> _DIRECTIONS FOR THIS TASK_
Pictures stay out of this copy, which runs from the first line of the material through the line containing "plt.rcParams['mathtext.bf'] = 'Liberation".

> _DATA SECTION_
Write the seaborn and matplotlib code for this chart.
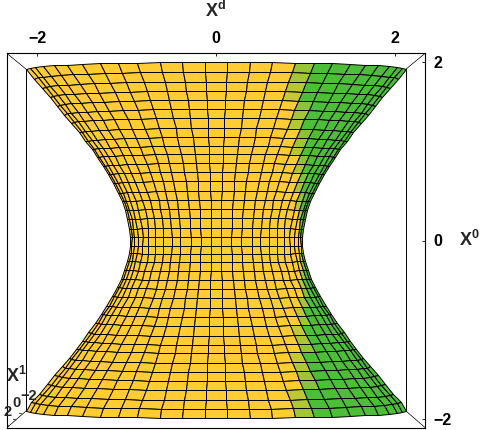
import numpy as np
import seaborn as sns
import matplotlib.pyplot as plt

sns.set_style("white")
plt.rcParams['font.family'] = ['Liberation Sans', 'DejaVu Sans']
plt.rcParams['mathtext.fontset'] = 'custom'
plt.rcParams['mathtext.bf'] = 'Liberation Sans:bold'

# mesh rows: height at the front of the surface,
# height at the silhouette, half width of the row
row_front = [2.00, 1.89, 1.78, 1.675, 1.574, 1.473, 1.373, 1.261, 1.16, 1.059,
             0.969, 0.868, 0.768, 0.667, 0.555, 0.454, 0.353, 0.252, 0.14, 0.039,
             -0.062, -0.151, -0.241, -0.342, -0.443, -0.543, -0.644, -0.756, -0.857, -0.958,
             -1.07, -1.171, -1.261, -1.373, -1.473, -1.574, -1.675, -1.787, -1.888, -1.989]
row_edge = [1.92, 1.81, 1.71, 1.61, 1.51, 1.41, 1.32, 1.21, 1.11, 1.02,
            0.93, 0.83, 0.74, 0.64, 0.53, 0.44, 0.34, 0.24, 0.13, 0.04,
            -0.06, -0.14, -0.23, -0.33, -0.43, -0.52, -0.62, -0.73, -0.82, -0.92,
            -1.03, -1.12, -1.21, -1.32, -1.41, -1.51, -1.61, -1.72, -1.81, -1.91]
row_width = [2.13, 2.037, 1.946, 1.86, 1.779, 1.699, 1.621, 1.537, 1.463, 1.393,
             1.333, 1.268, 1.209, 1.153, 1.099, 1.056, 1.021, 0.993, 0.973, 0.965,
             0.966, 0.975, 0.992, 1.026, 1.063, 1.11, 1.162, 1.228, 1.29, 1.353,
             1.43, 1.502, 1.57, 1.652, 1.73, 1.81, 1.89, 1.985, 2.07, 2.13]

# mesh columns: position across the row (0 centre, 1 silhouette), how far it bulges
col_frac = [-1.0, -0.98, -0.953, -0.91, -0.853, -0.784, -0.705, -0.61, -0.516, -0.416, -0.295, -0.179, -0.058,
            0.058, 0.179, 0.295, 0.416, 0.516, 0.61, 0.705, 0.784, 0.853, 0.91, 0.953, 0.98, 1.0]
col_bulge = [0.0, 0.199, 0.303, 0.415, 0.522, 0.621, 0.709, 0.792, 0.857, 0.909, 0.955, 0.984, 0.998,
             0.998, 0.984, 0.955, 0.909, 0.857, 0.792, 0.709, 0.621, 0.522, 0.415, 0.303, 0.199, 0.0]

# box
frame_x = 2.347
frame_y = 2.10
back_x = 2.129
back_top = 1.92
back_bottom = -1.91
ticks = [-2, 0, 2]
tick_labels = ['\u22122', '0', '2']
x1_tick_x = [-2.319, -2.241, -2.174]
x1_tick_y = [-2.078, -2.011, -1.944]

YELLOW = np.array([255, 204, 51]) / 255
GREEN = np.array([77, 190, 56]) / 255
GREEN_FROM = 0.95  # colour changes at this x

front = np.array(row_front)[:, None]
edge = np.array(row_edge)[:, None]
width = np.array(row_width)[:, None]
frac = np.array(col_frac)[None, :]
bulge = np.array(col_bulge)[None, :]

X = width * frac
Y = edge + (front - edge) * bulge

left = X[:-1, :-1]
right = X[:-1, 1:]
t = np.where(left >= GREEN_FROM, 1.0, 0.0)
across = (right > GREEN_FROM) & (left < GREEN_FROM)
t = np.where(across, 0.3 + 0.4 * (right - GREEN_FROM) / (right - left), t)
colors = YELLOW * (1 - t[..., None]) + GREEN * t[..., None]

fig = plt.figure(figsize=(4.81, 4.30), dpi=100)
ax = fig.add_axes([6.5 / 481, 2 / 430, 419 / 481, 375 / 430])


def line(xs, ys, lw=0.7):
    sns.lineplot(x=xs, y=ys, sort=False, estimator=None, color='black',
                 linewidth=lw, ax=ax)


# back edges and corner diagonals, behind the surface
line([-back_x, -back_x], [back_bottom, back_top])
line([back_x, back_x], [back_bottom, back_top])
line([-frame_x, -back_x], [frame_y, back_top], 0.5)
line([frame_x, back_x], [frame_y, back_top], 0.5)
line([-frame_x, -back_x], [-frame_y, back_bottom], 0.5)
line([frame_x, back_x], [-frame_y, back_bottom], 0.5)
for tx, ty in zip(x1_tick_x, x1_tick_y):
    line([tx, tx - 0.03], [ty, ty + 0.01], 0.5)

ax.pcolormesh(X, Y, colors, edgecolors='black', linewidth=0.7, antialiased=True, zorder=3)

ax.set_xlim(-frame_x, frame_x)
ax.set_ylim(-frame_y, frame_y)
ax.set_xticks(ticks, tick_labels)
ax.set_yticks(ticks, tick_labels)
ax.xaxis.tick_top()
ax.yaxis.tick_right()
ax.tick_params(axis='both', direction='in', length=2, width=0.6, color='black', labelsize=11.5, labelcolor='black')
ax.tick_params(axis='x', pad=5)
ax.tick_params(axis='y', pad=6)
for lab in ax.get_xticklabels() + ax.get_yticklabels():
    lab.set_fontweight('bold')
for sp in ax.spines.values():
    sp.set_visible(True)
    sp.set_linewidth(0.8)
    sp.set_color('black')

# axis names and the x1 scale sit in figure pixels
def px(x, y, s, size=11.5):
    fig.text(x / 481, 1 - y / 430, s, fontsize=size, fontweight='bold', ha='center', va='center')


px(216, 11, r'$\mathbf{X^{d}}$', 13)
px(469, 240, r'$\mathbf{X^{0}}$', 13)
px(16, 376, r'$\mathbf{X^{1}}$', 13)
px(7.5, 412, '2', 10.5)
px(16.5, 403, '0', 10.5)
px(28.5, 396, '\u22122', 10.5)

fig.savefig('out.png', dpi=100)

> _THE SOLUTION_
Write the seaborn and matplotlib code for this chart.
import numpy as np
import seaborn as sns
import matplotlib.pyplot as plt

sns.set_style("white")
plt.rcParams['font.family'] = ['Liberation Sans', 'DejaVu Sans']
plt.rcParams['mathtext.fontset'] = 'custom'
plt.rcParams['mathtext.bf'] = 'Liberation Sans:bold'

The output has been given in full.